August 1, 2018 – February 1, 2019
Seika Boye is a scholar, writer, educator and artist whose practices revolve around dance and movement. She is a Lecturer at the Centre for Drama, Theatre and Performance Studies, University of the Toronto, where she teaches practical and lecture courses.
From 1995-2010 Seika performed and presented her choreography across Canada. She danced professionally with Ballet Creole, Electric Company Theatre, Judith Marcuse Projects, Lucie Mongraine, Sarah Febrarro and other independent choreographers. Most recently, Seika has worked as a movement dramaturg with Syreeta Hector (Distant Histories, 2018-19); Deanna Bowen (The Long Doorway, 2017/Gibson Duets 2019); Heidi Struass/adelheid dance (re*research choreographic intensive, 2018); and Djanet Sears (Adventures of Black Girl in Search of God, 2015).

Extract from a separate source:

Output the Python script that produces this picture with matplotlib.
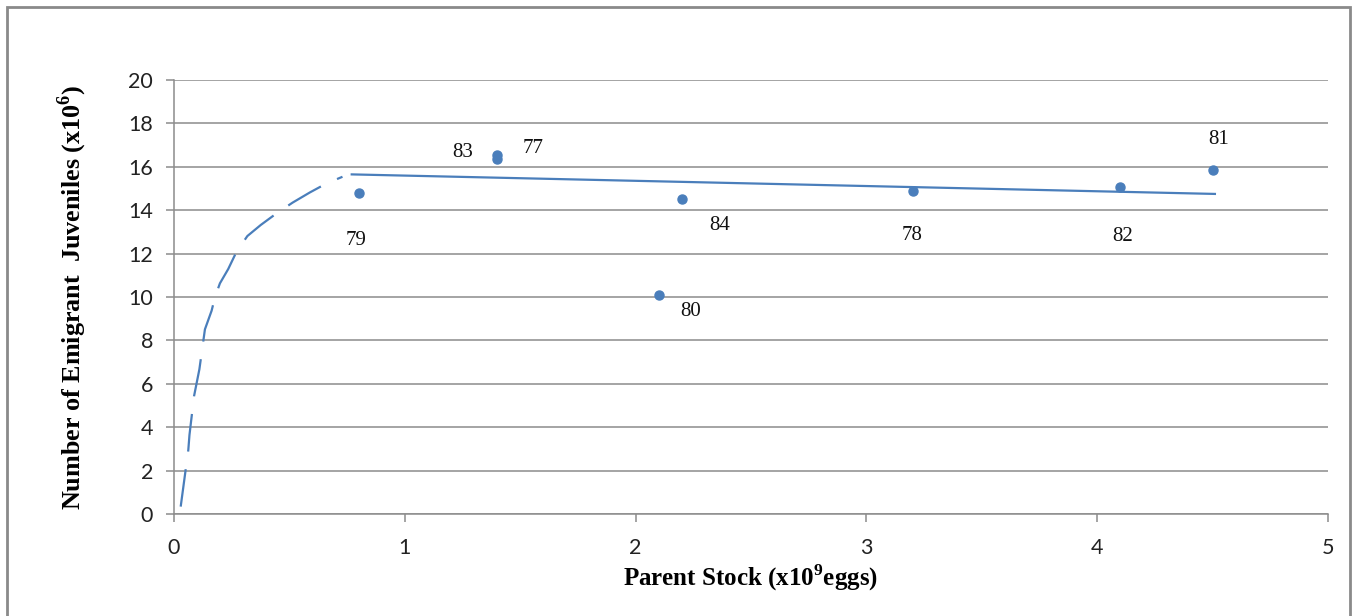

Invested in movement histories and the archive, Seika’s current research explores blackness and dancing in Canada. In 2018, she curated the archival exhibition It’s About Time: Dancing Black in Canada 1900-1970 (Dance Collection Danse Gallery/ OCAD Ignite Gallery). Her publications include writing for Dance Chronicle, Canadian Theatre Review, alt.theatre, The Routledge Encyclopedia of Modernism, Performance Matters, Dance Collection Danse Magazine, and The Dance Current. Besides being Director of the Institute for Dance Studies (UofT), she participates in and collaborates on a range of research communities and projects including the Toronto Photography Seminar and Gatherings: archival and oral histories of Canadian performance (SSHRC Partnership Development).
Seika’s book project Dancing on Dime: Social Dance within Toronto’s Black Population at Mid-century, is contracted to McGill-Queens University Press. Her research was supported by the Ontario Graduate Scholarship and SSHRC Doctoral Fellowship. She completed her doctoral degree at the University of Toronto in 2016. Seika was recently appointed as an Adjunct Curator at the Art Museum at the University of Toronto. Seika lives and works in Toronto with her husband and their two sons.
This is a unique residency; Seika will be in residence concurrently with Sandra Brewster over a period of six months. This will allow the artists to share the studio space, their ideas and experiences. Areas of focus for both artists synergize around ideas of accumulation; photography and representation; animating the archive.